Other characters’ costumes were also worthy of note. Jesus wore an ensemble that I can only describe as toga-chic. He was dressed in a skirt made of dress-pant material and a one-sleeved button down shirt with “JC” displayed prominently on the pocket and a tie bordering the part of the shirt that was missing. On his head was a fedora with a thorny crown and a cross. Similarly comic was Reagan’s outfit. He was dressed as a cowboy, complete with two tiny handguns stuck haphazardly in his belt. On a quite different note, Ann Coulter was dressed as sex, sometimes only outfitted in a pinstriped bra and a skirt with slits that ran so high it nearly negated its own existence.
The production, however, did have a few distracting technical glitches. A video projection that displayed relevant clips from both actual and fabricated TV ads never quite hit the screen on which it was intended to appear. Similarly, sometimes the actors’ movements of the set mid-scene put a hole in the action.

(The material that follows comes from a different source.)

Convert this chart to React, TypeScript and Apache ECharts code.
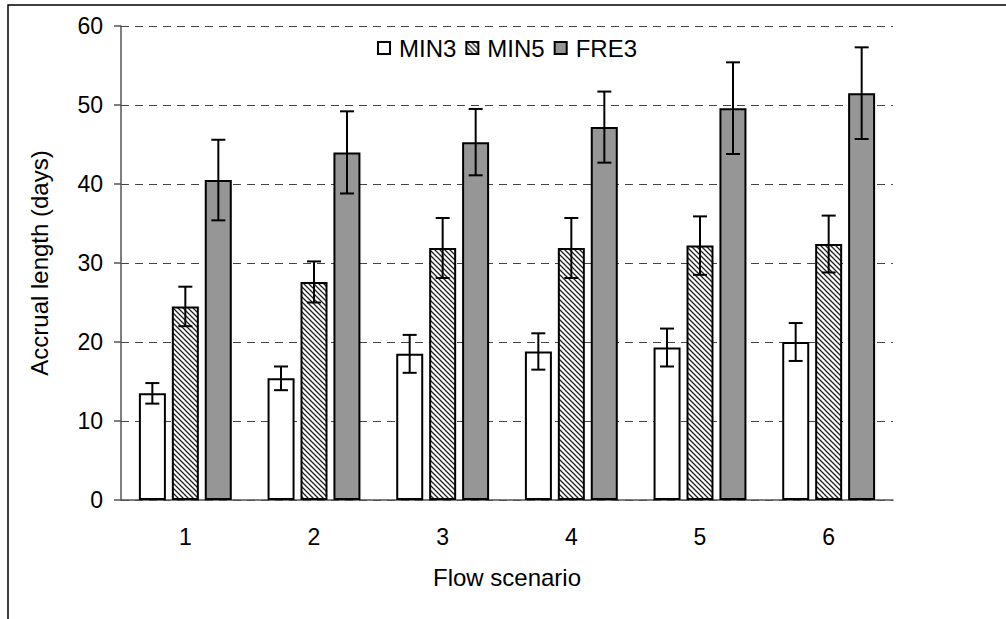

The performers’ vocal talents were fine, if not stellar; however, I fail to see how this matters, as the group was not intended to stand and sing arias. They fulfilled their roles with great gusto and most of them were able to keep remarkably straight faces through even the most comic of scenes.
The band that performed the musical acts, consisting of College sophomore Ian Axness on piano, who also served as musical director, College junior Nate Levin on bass, Conservatory first-year Alex Chaloff on drums and Conservatory junior Kerry Kallberg on guitar, did not suffer any major mistakes, and its size allowed it to fill the intimate Little Theater with a pop-meets-Broadway sound without destroying the audience’s ears.
The production was both a pleasant surprise and a definite triumph on the part of the musical’s writer, Sohne, whose use of irony and ability to not only push, but to destroy boundaries, made the show.